Le poisson d’avril dans le monde
Comment les peuples voisins célèbrent-ils cette tradition ?
- Les Anglais n’accordent pas d’importance au poisson mails ils mettent en avant ce qu’ils appellent April fool’s day, c’est-à-dire le jour des imbéciles. D’après leurs croyances, les plaisanteries doivent se terminer et se dévoiler avant midi. Les contrevenants à cette règle deviennent les « imbéciles du jour ».
- Les Hollandais s’amusent à lancer des harengs à destination de leurs voisins en s’écriant : haringgek , « harengs fous » !
- Les Allemands ont leur poisson d’avril, Aprilscherz.
- Les Suédois répètent cette comptine traditionnelle : « Avril, avril, stupide hareng, je te fais marcher comme je l’entends ».
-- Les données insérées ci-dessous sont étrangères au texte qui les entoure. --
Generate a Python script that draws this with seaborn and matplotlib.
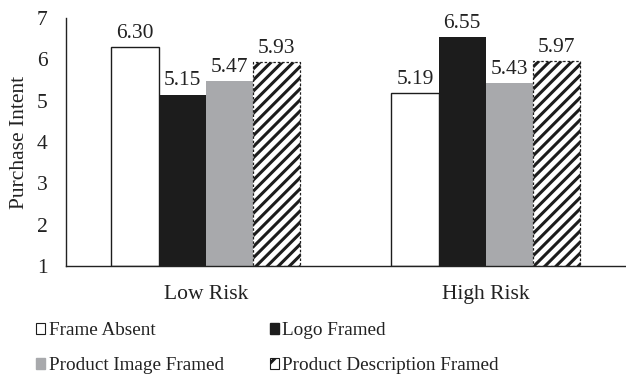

- Les Espagnols pour leur part, ont une fête comparable au poisson d’avril, célébrée non le 1er avril mais le 28 décembre, le jour de la fête des Innocents. Ce jour-là, nul ne répond de ses actes, encore moins les farceurs.
La tradition du poisson d’avril et les médias : une relation mitigée
Les médias nationaux et internationaux se sont vite emparés de cette tradition insolite. C’est ainsi que déjà en 1957, la BBC annonçait que les agriculteurs suisses pouvaient cueillir des spaghettis ayant poussé sur les arbres ! Quelques années plus tard, la Tour Eiffel avait perdu son troisième étage selon le journal télévisé du 1er avril 1991… Plus près de nous, Le Réveil du Midirelevait en 2024 une nouvelle circulant sur les réseaux sociaux : « La gendarmerie recherche un lapin poseur d’œufs. Un lapin disperse des œufs en chocolat dans les jardins du département ardéchois ».
La liste des canulars du 1er avril, relayés par les médias, est longue. Néanmoins, depuis quelques années, le recours au poisson d’avril a marqué un net recul dans les médias de grande écoute. De l’avis des experts, cette nouvelle tendance vise à éviter la confusion avec les « fake news ». Perpétuer la tradition du poisson d’avril dans les médias peut « risquer de contribuer à brouiller la frontière entre le vrai journalistique et le faux », argumente Arnaud Mercier, professeur en sciences de l’information et de la communication. « Et donc sans doute, il vaut mieux ne plus le faire. » conclut ce dernier.
Si la tradition du poisson d’avril apporte un peu de fantaisie dans notre quotidien, elle nous invite aussi à garder en mémoire le proverbe : « Les plaisanteries les plus courtes sont les meilleures ».